Самую непосредственную пользу от более глубокого понимания диапазона и способностей разума животных могли бы получить сами животные. Часть нашего жестокого обращения с другими видами объясняется элементарным нарушением коммуникации. «Собак часто отдают в приюты из-за неспособности нас, людей, считывать и понимать сигналы, с помощью которых они пытаются с нами общаться», — говорит Слободчиков. Если мы собираемся сосуществовать с другими животными в тесной близости, в том числе и в одном доме, нам пора хотя бы попытаться спросить их: «Как бы вы хотели, чтобы мы позволили вам существовать?»

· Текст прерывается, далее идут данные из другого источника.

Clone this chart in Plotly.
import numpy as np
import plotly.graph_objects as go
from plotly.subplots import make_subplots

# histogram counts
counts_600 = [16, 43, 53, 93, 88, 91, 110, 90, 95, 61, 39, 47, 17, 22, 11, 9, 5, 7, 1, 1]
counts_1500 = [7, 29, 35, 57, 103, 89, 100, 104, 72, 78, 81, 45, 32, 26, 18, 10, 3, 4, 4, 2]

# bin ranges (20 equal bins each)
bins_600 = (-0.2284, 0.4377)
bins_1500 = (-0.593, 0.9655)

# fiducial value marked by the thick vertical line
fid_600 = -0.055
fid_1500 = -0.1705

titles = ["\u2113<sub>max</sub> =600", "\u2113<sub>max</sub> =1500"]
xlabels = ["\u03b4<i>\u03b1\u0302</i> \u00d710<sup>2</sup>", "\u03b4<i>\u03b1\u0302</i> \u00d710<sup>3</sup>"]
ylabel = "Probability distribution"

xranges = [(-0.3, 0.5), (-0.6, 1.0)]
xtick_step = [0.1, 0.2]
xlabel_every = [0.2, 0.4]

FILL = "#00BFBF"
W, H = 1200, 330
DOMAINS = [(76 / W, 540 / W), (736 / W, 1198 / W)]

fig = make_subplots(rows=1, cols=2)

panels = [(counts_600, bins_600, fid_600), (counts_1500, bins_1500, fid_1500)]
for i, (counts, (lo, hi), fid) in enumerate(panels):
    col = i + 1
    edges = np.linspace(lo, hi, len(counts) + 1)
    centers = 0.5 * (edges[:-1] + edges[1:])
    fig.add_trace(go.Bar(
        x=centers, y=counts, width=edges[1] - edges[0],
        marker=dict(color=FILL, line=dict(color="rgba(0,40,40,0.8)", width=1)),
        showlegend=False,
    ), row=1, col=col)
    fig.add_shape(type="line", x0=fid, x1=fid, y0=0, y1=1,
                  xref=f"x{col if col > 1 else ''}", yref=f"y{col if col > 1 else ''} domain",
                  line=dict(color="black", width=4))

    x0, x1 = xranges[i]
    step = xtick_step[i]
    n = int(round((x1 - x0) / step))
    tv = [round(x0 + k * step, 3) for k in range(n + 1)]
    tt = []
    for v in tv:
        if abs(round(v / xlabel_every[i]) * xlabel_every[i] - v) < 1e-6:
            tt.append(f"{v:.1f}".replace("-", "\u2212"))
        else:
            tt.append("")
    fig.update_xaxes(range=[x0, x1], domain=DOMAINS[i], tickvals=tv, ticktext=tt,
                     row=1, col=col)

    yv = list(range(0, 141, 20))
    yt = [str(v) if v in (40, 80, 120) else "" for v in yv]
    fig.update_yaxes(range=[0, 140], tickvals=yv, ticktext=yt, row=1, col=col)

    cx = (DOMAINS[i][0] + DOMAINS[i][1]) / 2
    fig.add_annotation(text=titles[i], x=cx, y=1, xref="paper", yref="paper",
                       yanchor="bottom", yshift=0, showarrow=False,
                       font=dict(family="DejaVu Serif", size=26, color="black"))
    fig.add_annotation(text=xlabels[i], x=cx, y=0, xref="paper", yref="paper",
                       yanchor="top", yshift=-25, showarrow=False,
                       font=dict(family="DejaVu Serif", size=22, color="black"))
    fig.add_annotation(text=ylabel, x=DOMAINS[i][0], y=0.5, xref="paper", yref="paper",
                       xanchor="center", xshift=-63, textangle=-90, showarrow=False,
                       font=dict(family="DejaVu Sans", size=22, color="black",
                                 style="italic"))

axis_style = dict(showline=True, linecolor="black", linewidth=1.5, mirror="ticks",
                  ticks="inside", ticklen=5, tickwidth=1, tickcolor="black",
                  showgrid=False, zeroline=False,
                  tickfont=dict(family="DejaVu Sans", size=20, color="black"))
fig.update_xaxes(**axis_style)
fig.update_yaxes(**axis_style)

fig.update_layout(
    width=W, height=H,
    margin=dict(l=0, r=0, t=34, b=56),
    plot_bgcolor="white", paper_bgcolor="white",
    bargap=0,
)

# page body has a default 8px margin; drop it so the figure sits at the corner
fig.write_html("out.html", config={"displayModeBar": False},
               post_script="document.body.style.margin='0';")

Но было бы еще лучше и, конечно, менее самонадеянно начать рассматривать себя как особый тип разума, сосуществующий с широким спектром иных разумов, у каждого из которых есть свои сильные и слабые стороны. Название книги выдающегося этолога Конрада Лоренца по психологии животных, опубликованной в 1949 году, — «Кольцо царя Соломона» — отсылает к легенде о том, что Соломон владел кольцом, дававшим ему власть говорить со зверями. Лоренц предположил, что талисманом Соломона было вовсе не волшебное кольцо, а просто способность к внимательному наблюдению. Как выразилась когнитивный психолог Диана Рейсс, Соломон, возможно, просто «освободил пространство для того, чтобы увидеть и услышать, что делают другие животные». Этому примеру определенно стоит последовать.